• **Required task**
Write out each line of the listing as it stands, without the images.

• **Supplied material**

+++

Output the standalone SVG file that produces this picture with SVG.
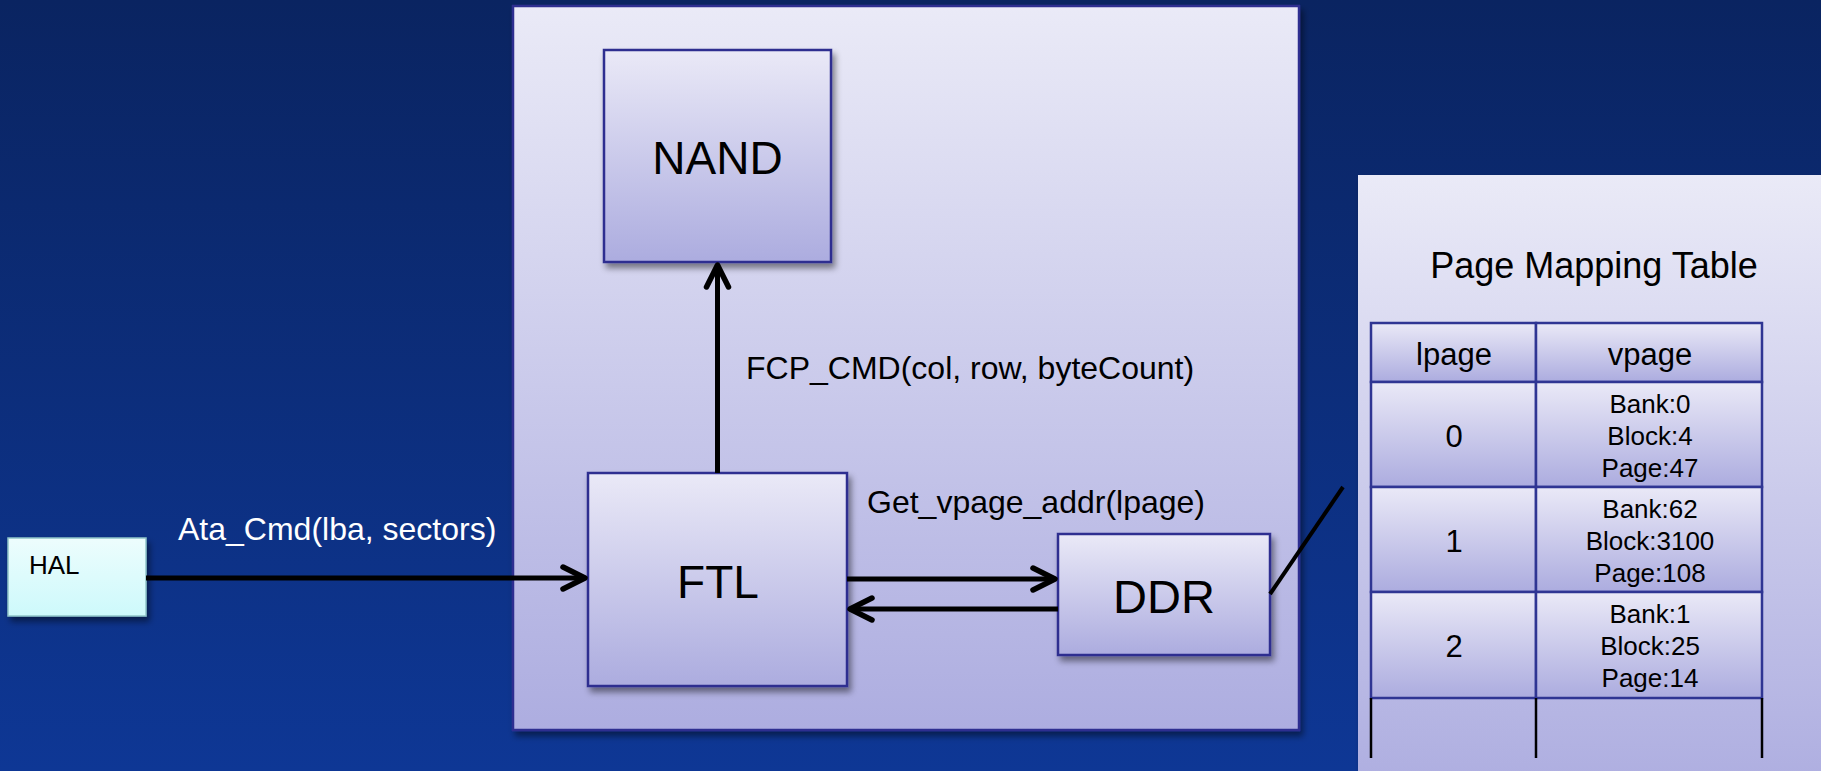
<svg xmlns="http://www.w3.org/2000/svg" width="1821" height="771" viewBox="0 0 1821 771">
  <defs>
    <linearGradient id="bg" x1="0" y1="0" x2="0" y2="1">
      <stop offset="0" stop-color="#0a2461"/>
      <stop offset="1" stop-color="#0e3795"/>
    </linearGradient>
    <linearGradient id="panel" x1="0" y1="0" x2="0" y2="1">
      <stop offset="0" stop-color="#eaeaf7"/>
      <stop offset="1" stop-color="#adade0"/>
    </linearGradient>
    <linearGradient id="box" x1="0" y1="0" x2="0" y2="1">
      <stop offset="0" stop-color="#eae9f7"/>
      <stop offset="1" stop-color="#acacdf"/>
    </linearGradient>
    <linearGradient id="hal" x1="0" y1="0" x2="0" y2="1">
      <stop offset="0" stop-color="#edfdfd"/>
      <stop offset="1" stop-color="#cdf9fb"/>
    </linearGradient>
    <filter id="shadow" x="-10%" y="-10%" width="130%" height="130%">
      <feDropShadow dx="3" dy="5" stdDeviation="3" flood-color="#000" flood-opacity="0.45"/>
    </filter>
    <marker id="arrow" markerUnits="userSpaceOnUse" markerWidth="34" markerHeight="34" refX="27" refY="15" orient="auto">
      <path d="M5,4 L27,15 L5,26" fill="none" stroke="#000" stroke-width="5.5" stroke-linecap="round" stroke-linejoin="round"/>
    </marker>
  </defs>
  <style>
    .lbl { font-family: "Liberation Sans", Arial, sans-serif; }
    .box { fill: url(#box); stroke: #2e2e90; stroke-width: 2.5; filter: url(#shadow); }
    .cell { fill: url(#box); stroke: #2f3593; stroke-width: 2.5; }
    .conn { stroke: #000; stroke-width: 5; fill: none; }
    .big { font-size: 46px; fill: #000; text-anchor: middle; }
    .mid { font-size: 32px; }
    .tc { font-size: 31px; fill: #000; text-anchor: middle; }
    .tv { font-size: 26px; fill: #000; text-anchor: middle; }
  </style>

  <rect x="0" y="0" width="1821" height="771" fill="url(#bg)"/>

  <g id="ssd-panel">
    <rect x="513" y="6" width="786" height="724" fill="url(#panel)" stroke="#2e2e90" stroke-width="2.5" filter="url(#shadow)"/>
  </g>

  <g id="table-panel">
    <rect x="1358" y="175" width="480" height="620" fill="url(#panel)" filter="url(#shadow)"/>
    <text class="lbl" x="1594" y="278" font-size="36" text-anchor="middle" fill="#000">Page Mapping Table</text>
  </g>

  <g id="HAL">
    <rect x="8" y="538" width="138" height="78" fill="url(#hal)" stroke="#8fc4c8" stroke-width="1.5" filter="url(#shadow)"/>
    <text class="lbl" x="29" y="574" font-size="26" fill="#000">HAL</text>
  </g>

  <g id="NAND">
    <rect class="box" x="604" y="50" width="227" height="212"/>
    <text class="lbl big" x="717.5" y="174">NAND</text>
  </g>

  <g id="FTL">
    <rect class="box" x="588" y="473" width="259" height="213"/>
    <text class="lbl big" x="718" y="598">FTL</text>
  </g>

  <g id="DDR">
    <rect class="box" x="1058" y="534" width="212" height="121"/>
    <text class="lbl big" x="1164" y="613" style="font-size:47px">DDR</text>
  </g>

  <g id="table">
    <rect class="cell" x="1371" y="323" width="165" height="59"/>
    <rect class="cell" x="1536" y="323" width="226" height="59"/>
    <rect class="cell" x="1371" y="382" width="165" height="105"/>
    <rect class="cell" x="1536" y="382" width="226" height="105"/>
    <rect class="cell" x="1371" y="487" width="165" height="105"/>
    <rect class="cell" x="1536" y="487" width="226" height="105"/>
    <rect class="cell" x="1371" y="592" width="165" height="106"/>
    <rect class="cell" x="1536" y="592" width="226" height="106"/>
    <g stroke="#000" stroke-width="2.5">
      <line x1="1371" y1="698" x2="1371" y2="758"/>
      <line x1="1536" y1="698" x2="1536" y2="758"/>
      <line x1="1762" y1="698" x2="1762" y2="758"/>
    </g>
    <text class="lbl tc" x="1454" y="365">lpage</text>
    <text class="lbl tc" x="1650" y="365">vpage</text>
    <text class="lbl tc" x="1454" y="447">0</text>
    <text class="lbl tc" x="1454" y="552">1</text>
    <text class="lbl tc" x="1454" y="657">2</text>
    <text class="lbl tv" x="1650" y="413">Bank:0</text>
    <text class="lbl tv" x="1650" y="445">Block:4</text>
    <text class="lbl tv" x="1650" y="477">Page:47</text>
    <text class="lbl tv" x="1650" y="518">Bank:62</text>
    <text class="lbl tv" x="1650" y="550">Block:3100</text>
    <text class="lbl tv" x="1650" y="582">Page:108</text>
    <text class="lbl tv" x="1650" y="623">Bank:1</text>
    <text class="lbl tv" x="1650" y="655">Block:25</text>
    <text class="lbl tv" x="1650" y="687">Page:14</text>
  </g>

  <g id="connectors">
    <line class="conn" x1="146" y1="578" x2="585" y2="578" marker-end="url(#arrow)"/>
    <line class="conn" x1="717.5" y1="473" x2="717.5" y2="265" marker-end="url(#arrow)"/>
    <line class="conn" x1="847" y1="579" x2="1055" y2="579" marker-end="url(#arrow)"/>
    <line class="conn" x1="1058" y1="609" x2="850" y2="609" marker-end="url(#arrow)"/>
    <line class="conn" x1="1270" y1="594" x2="1343" y2="487" style="stroke-width:4"/>
    <text class="lbl mid" x="178" y="540" fill="#fff">Ata_Cmd(lba, sectors)</text>
    <text class="lbl mid" x="746" y="379" fill="#000">FCP_CMD(col, row, byteCount)</text>
    <text class="lbl mid" x="867" y="513" fill="#000">Get_vpage_addr(lpage)</text>
  </g>
</svg>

+++

• **Problem solution**
Output the standalone SVG file that produces this picture with SVG.
<svg xmlns="http://www.w3.org/2000/svg" width="1821" height="771" viewBox="0 0 1821 771">
  <defs>
    <linearGradient id="bg" x1="0" y1="0" x2="0" y2="1">
      <stop offset="0" stop-color="#0a2461"/>
      <stop offset="1" stop-color="#0e3795"/>
    </linearGradient>
    <linearGradient id="panel" x1="0" y1="0" x2="0" y2="1">
      <stop offset="0" stop-color="#eaeaf7"/>
      <stop offset="1" stop-color="#adade0"/>
    </linearGradient>
    <linearGradient id="box" x1="0" y1="0" x2="0" y2="1">
      <stop offset="0" stop-color="#eae9f7"/>
      <stop offset="1" stop-color="#acacdf"/>
    </linearGradient>
    <linearGradient id="hal" x1="0" y1="0" x2="0" y2="1">
      <stop offset="0" stop-color="#edfdfd"/>
      <stop offset="1" stop-color="#cdf9fb"/>
    </linearGradient>
    <filter id="shadow" x="-10%" y="-10%" width="130%" height="130%">
      <feDropShadow dx="3" dy="5" stdDeviation="3" flood-color="#000" flood-opacity="0.45"/>
    </filter>
    <marker id="arrow" markerUnits="userSpaceOnUse" markerWidth="34" markerHeight="34" refX="27" refY="15" orient="auto">
      <path d="M5,4 L27,15 L5,26" fill="none" stroke="#000" stroke-width="5.5" stroke-linecap="round" stroke-linejoin="round"/>
    </marker>
  </defs>
  <style>
    .lbl { font-family: "Liberation Sans", Arial, sans-serif; }
    .box { fill: url(#box); stroke: #2e2e90; stroke-width: 2.5; filter: url(#shadow); }
    .cell { fill: url(#box); stroke: #2f3593; stroke-width: 2.5; }
    .conn { stroke: #000; stroke-width: 5; fill: none; }
    .big { font-size: 46px; fill: #000; text-anchor: middle; }
    .mid { font-size: 32px; }
    .tc { font-size: 31px; fill: #000; text-anchor: middle; }
    .tv { font-size: 26px; fill: #000; text-anchor: middle; }
  </style>

  <rect x="0" y="0" width="1821" height="771" fill="url(#bg)"/>

  <g id="ssd-panel">
    <rect x="513" y="6" width="786" height="724" fill="url(#panel)" stroke="#2e2e90" stroke-width="2.5" filter="url(#shadow)"/>
  </g>

  <g id="table-panel">
    <rect x="1358" y="175" width="480" height="620" fill="url(#panel)" filter="url(#shadow)"/>
    <text class="lbl" x="1594" y="278" font-size="36" text-anchor="middle" fill="#000">Page Mapping Table</text>
  </g>

  <g id="HAL">
    <rect x="8" y="538" width="138" height="78" fill="url(#hal)" stroke="#8fc4c8" stroke-width="1.5" filter="url(#shadow)"/>
    <text class="lbl" x="29" y="574" font-size="26" fill="#000">HAL</text>
  </g>

  <g id="NAND">
    <rect class="box" x="604" y="50" width="227" height="212"/>
    <text class="lbl big" x="717.5" y="174">NAND</text>
  </g>

  <g id="FTL">
    <rect class="box" x="588" y="473" width="259" height="213"/>
    <text class="lbl big" x="718" y="598">FTL</text>
  </g>

  <g id="DDR">
    <rect class="box" x="1058" y="534" width="212" height="121"/>
    <text class="lbl big" x="1164" y="613" style="font-size:47px">DDR</text>
  </g>

  <g id="table">
    <rect class="cell" x="1371" y="323" width="165" height="59"/>
    <rect class="cell" x="1536" y="323" width="226" height="59"/>
    <rect class="cell" x="1371" y="382" width="165" height="105"/>
    <rect class="cell" x="1536" y="382" width="226" height="105"/>
    <rect class="cell" x="1371" y="487" width="165" height="105"/>
    <rect class="cell" x="1536" y="487" width="226" height="105"/>
    <rect class="cell" x="1371" y="592" width="165" height="106"/>
    <rect class="cell" x="1536" y="592" width="226" height="106"/>
    <g stroke="#000" stroke-width="2.5">
      <line x1="1371" y1="698" x2="1371" y2="758"/>
      <line x1="1536" y1="698" x2="1536" y2="758"/>
      <line x1="1762" y1="698" x2="1762" y2="758"/>
    </g>
    <text class="lbl tc" x="1454" y="365">lpage</text>
    <text class="lbl tc" x="1650" y="365">vpage</text>
    <text class="lbl tc" x="1454" y="447">0</text>
    <text class="lbl tc" x="1454" y="552">1</text>
    <text class="lbl tc" x="1454" y="657">2</text>
    <text class="lbl tv" x="1650" y="413">Bank:0</text>
    <text class="lbl tv" x="1650" y="445">Block:4</text>
    <text class="lbl tv" x="1650" y="477">Page:47</text>
    <text class="lbl tv" x="1650" y="518">Bank:62</text>
    <text class="lbl tv" x="1650" y="550">Block:3100</text>
    <text class="lbl tv" x="1650" y="582">Page:108</text>
    <text class="lbl tv" x="1650" y="623">Bank:1</text>
    <text class="lbl tv" x="1650" y="655">Block:25</text>
    <text class="lbl tv" x="1650" y="687">Page:14</text>
  </g>

  <g id="connectors">
    <line class="conn" x1="146" y1="578" x2="585" y2="578" marker-end="url(#arrow)"/>
    <line class="conn" x1="717.5" y1="473" x2="717.5" y2="265" marker-end="url(#arrow)"/>
    <line class="conn" x1="847" y1="579" x2="1055" y2="579" marker-end="url(#arrow)"/>
    <line class="conn" x1="1058" y1="609" x2="850" y2="609" marker-end="url(#arrow)"/>
    <line class="conn" x1="1270" y1="594" x2="1343" y2="487" style="stroke-width:4"/>
    <text class="lbl mid" x="178" y="540" fill="#fff">Ata_Cmd(lba, sectors)</text>
    <text class="lbl mid" x="746" y="379" fill="#000">FCP_CMD(col, row, byteCount)</text>
    <text class="lbl mid" x="867" y="513" fill="#000">Get_vpage_addr(lpage)</text>
  </g>
</svg>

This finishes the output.